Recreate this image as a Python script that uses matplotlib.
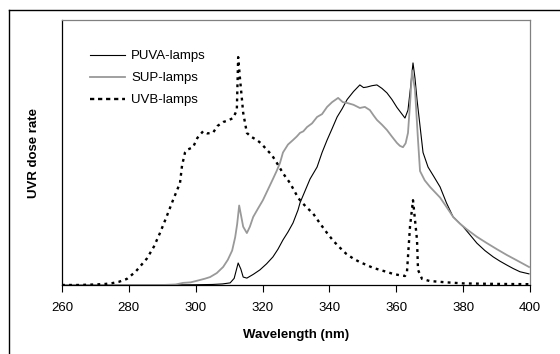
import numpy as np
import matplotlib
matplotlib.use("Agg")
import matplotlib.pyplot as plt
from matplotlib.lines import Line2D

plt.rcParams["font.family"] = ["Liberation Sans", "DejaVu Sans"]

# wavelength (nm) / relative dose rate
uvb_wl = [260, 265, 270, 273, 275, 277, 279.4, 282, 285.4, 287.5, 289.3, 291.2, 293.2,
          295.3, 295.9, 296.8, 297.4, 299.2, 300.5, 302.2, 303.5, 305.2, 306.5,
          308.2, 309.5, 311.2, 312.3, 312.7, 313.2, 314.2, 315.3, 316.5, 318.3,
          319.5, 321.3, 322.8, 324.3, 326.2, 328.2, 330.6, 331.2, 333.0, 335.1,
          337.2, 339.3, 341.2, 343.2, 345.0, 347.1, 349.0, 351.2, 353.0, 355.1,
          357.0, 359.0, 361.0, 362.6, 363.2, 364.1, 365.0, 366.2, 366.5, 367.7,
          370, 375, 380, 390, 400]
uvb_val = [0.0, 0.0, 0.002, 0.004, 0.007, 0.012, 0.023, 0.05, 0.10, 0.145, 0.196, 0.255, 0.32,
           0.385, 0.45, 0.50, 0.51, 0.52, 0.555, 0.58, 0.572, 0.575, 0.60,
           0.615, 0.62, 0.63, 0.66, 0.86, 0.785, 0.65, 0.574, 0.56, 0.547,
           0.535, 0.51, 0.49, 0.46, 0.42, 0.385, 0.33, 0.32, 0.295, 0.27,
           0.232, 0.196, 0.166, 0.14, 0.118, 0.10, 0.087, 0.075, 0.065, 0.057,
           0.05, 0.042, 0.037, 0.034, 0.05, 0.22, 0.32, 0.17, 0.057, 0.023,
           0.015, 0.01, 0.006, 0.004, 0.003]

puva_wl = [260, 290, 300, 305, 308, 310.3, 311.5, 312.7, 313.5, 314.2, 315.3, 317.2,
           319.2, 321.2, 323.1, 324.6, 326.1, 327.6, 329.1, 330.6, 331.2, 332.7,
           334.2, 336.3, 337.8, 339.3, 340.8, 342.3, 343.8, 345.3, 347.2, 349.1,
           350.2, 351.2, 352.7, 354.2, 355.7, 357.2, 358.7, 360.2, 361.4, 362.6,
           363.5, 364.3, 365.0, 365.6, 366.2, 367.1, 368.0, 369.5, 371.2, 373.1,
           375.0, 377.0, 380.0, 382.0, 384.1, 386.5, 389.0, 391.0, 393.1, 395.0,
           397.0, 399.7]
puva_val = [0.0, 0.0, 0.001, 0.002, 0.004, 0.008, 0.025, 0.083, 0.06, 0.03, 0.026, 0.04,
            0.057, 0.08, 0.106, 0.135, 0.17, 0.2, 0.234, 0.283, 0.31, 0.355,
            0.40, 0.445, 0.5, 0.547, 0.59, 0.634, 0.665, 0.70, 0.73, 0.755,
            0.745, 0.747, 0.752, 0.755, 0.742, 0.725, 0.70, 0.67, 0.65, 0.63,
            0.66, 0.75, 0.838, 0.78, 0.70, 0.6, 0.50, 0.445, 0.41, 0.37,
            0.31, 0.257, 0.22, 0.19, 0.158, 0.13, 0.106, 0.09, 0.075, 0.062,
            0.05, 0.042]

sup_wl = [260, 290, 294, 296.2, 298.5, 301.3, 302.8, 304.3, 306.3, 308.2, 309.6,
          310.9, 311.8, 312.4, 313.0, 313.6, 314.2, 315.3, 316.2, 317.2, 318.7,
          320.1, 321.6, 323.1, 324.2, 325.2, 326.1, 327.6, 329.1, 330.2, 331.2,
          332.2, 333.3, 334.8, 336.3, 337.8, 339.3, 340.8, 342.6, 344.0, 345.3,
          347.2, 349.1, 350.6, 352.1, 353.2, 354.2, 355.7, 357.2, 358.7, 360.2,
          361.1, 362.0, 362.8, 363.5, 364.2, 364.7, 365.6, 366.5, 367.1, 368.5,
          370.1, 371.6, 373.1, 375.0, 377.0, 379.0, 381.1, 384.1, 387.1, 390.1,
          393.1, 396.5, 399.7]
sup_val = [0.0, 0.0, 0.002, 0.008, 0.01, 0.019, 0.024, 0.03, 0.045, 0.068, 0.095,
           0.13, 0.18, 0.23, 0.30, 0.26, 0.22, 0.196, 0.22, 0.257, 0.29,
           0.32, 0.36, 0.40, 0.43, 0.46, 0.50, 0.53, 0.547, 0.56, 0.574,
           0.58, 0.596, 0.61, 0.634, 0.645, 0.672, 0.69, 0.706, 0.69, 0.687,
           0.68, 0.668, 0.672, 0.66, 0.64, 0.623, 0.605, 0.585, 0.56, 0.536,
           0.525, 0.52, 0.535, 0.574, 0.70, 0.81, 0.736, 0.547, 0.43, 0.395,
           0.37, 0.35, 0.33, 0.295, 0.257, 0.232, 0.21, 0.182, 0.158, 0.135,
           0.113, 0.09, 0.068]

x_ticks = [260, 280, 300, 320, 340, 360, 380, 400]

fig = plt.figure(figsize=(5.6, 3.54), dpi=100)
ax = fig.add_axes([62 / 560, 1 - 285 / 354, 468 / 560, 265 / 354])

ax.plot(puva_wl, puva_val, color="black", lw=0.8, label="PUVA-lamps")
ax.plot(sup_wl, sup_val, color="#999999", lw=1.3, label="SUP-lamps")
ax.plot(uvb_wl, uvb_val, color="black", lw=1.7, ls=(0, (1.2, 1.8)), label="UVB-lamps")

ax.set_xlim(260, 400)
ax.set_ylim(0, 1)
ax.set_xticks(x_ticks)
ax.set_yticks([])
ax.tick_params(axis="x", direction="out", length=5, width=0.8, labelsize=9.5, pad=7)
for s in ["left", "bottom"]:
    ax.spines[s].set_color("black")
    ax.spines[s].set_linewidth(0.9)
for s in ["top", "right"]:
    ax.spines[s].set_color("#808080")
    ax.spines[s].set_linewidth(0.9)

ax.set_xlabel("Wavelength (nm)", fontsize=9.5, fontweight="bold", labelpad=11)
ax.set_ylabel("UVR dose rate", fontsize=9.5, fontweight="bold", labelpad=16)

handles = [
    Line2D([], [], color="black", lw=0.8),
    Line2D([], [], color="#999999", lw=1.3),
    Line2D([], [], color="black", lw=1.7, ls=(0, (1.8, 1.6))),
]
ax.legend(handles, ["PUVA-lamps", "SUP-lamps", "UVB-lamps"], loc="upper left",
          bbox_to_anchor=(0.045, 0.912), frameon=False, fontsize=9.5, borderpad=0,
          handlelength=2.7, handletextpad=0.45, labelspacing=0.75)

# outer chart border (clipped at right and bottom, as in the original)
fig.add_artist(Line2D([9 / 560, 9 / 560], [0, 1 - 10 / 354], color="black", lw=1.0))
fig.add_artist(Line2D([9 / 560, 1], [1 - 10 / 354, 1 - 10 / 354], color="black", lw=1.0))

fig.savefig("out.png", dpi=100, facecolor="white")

════════════════

• [Prompt] Keep the pictures out of the copy and return the rest of the data above exactly.

• [Exercise output]
Recreate this image as a Python script that uses matplotlib.
import numpy as np
import matplotlib
matplotlib.use("Agg")
import matplotlib.pyplot as plt
from matplotlib.lines import Line2D

plt.rcParams["font.family"] = ["Liberation Sans", "DejaVu Sans"]

# wavelength (nm) / relative dose rate
uvb_wl = [260, 265, 270, 273, 275, 277, 279.4, 282, 285.4, 287.5, 289.3, 291.2, 293.2,
          295.3, 295.9, 296.8, 297.4, 299.2, 300.5, 302.2, 303.5, 305.2, 306.5,
          308.2, 309.5, 311.2, 312.3, 312.7, 313.2, 314.2, 315.3, 316.5, 318.3,
          319.5, 321.3, 322.8, 324.3, 326.2, 328.2, 330.6, 331.2, 333.0, 335.1,
          337.2, 339.3, 341.2, 343.2, 345.0, 347.1, 349.0, 351.2, 353.0, 355.1,
          357.0, 359.0, 361.0, 362.6, 363.2, 364.1, 365.0, 366.2, 366.5, 367.7,
          370, 375, 380, 390, 400]
uvb_val = [0.0, 0.0, 0.002, 0.004, 0.007, 0.012, 0.023, 0.05, 0.10, 0.145, 0.196, 0.255, 0.32,
           0.385, 0.45, 0.50, 0.51, 0.52, 0.555, 0.58, 0.572, 0.575, 0.60,
           0.615, 0.62, 0.63, 0.66, 0.86, 0.785, 0.65, 0.574, 0.56, 0.547,
           0.535, 0.51, 0.49, 0.46, 0.42, 0.385, 0.33, 0.32, 0.295, 0.27,
           0.232, 0.196, 0.166, 0.14, 0.118, 0.10, 0.087, 0.075, 0.065, 0.057,
           0.05, 0.042, 0.037, 0.034, 0.05, 0.22, 0.32, 0.17, 0.057, 0.023,
           0.015, 0.01, 0.006, 0.004, 0.003]

puva_wl = [260, 290, 300, 305, 308, 310.3, 311.5, 312.7, 313.5, 314.2, 315.3, 317.2,
           319.2, 321.2, 323.1, 324.6, 326.1, 327.6, 329.1, 330.6, 331.2, 332.7,
           334.2, 336.3, 337.8, 339.3, 340.8, 342.3, 343.8, 345.3, 347.2, 349.1,
           350.2, 351.2, 352.7, 354.2, 355.7, 357.2, 358.7, 360.2, 361.4, 362.6,
           363.5, 364.3, 365.0, 365.6, 366.2, 367.1, 368.0, 369.5, 371.2, 373.1,
           375.0, 377.0, 380.0, 382.0, 384.1, 386.5, 389.0, 391.0, 393.1, 395.0,
           397.0, 399.7]
puva_val = [0.0, 0.0, 0.001, 0.002, 0.004, 0.008, 0.025, 0.083, 0.06, 0.03, 0.026, 0.04,
            0.057, 0.08, 0.106, 0.135, 0.17, 0.2, 0.234, 0.283, 0.31, 0.355,
            0.40, 0.445, 0.5, 0.547, 0.59, 0.634, 0.665, 0.70, 0.73, 0.755,
            0.745, 0.747, 0.752, 0.755, 0.742, 0.725, 0.70, 0.67, 0.65, 0.63,
            0.66, 0.75, 0.838, 0.78, 0.70, 0.6, 0.50, 0.445, 0.41, 0.37,
            0.31, 0.257, 0.22, 0.19, 0.158, 0.13, 0.106, 0.09, 0.075, 0.062,
            0.05, 0.042]

sup_wl = [260, 290, 294, 296.2, 298.5, 301.3, 302.8, 304.3, 306.3, 308.2, 309.6,
          310.9, 311.8, 312.4, 313.0, 313.6, 314.2, 315.3, 316.2, 317.2, 318.7,
          320.1, 321.6, 323.1, 324.2, 325.2, 326.1, 327.6, 329.1, 330.2, 331.2,
          332.2, 333.3, 334.8, 336.3, 337.8, 339.3, 340.8, 342.6, 344.0, 345.3,
          347.2, 349.1, 350.6, 352.1, 353.2, 354.2, 355.7, 357.2, 358.7, 360.2,
          361.1, 362.0, 362.8, 363.5, 364.2, 364.7, 365.6, 366.5, 367.1, 368.5,
          370.1, 371.6, 373.1, 375.0, 377.0, 379.0, 381.1, 384.1, 387.1, 390.1,
          393.1, 396.5, 399.7]
sup_val = [0.0, 0.0, 0.002, 0.008, 0.01, 0.019, 0.024, 0.03, 0.045, 0.068, 0.095,
           0.13, 0.18, 0.23, 0.30, 0.26, 0.22, 0.196, 0.22, 0.257, 0.29,
           0.32, 0.36, 0.40, 0.43, 0.46, 0.50, 0.53, 0.547, 0.56, 0.574,
           0.58, 0.596, 0.61, 0.634, 0.645, 0.672, 0.69, 0.706, 0.69, 0.687,
           0.68, 0.668, 0.672, 0.66, 0.64, 0.623, 0.605, 0.585, 0.56, 0.536,
           0.525, 0.52, 0.535, 0.574, 0.70, 0.81, 0.736, 0.547, 0.43, 0.395,
           0.37, 0.35, 0.33, 0.295, 0.257, 0.232, 0.21, 0.182, 0.158, 0.135,
           0.113, 0.09, 0.068]

x_ticks = [260, 280, 300, 320, 340, 360, 380, 400]

fig = plt.figure(figsize=(5.6, 3.54), dpi=100)
ax = fig.add_axes([62 / 560, 1 - 285 / 354, 468 / 560, 265 / 354])

ax.plot(puva_wl, puva_val, color="black", lw=0.8, label="PUVA-lamps")
ax.plot(sup_wl, sup_val, color="#999999", lw=1.3, label="SUP-lamps")
ax.plot(uvb_wl, uvb_val, color="black", lw=1.7, ls=(0, (1.2, 1.8)), label="UVB-lamps")

ax.set_xlim(260, 400)
ax.set_ylim(0, 1)
ax.set_xticks(x_ticks)
ax.set_yticks([])
ax.tick_params(axis="x", direction="out", length=5, width=0.8, labelsize=9.5, pad=7)
for s in ["left", "bottom"]:
    ax.spines[s].set_color("black")
    ax.spines[s].set_linewidth(0.9)
for s in ["top", "right"]:
    ax.spines[s].set_color("#808080")
    ax.spines[s].set_linewidth(0.9)

ax.set_xlabel("Wavelength (nm)", fontsize=9.5, fontweight="bold", labelpad=11)
ax.set_ylabel("UVR dose rate", fontsize=9.5, fontweight="bold", labelpad=16)

handles = [
    Line2D([], [], color="black", lw=0.8),
    Line2D([], [], color="#999999", lw=1.3),
    Line2D([], [], color="black", lw=1.7, ls=(0, (1.8, 1.6))),
]
ax.legend(handles, ["PUVA-lamps", "SUP-lamps", "UVB-lamps"], loc="upper left",
          bbox_to_anchor=(0.045, 0.912), frameon=False, fontsize=9.5, borderpad=0,
          handlelength=2.7, handletextpad=0.45, labelspacing=0.75)

# outer chart border (clipped at right and bottom, as in the original)
fig.add_artist(Line2D([9 / 560, 9 / 560], [0, 1 - 10 / 354], color="black", lw=1.0))
fig.add_artist(Line2D([9 / 560, 1], [1 - 10 / 354, 1 - 10 / 354], color="black", lw=1.0))

fig.savefig("out.png", dpi=100, facecolor="white")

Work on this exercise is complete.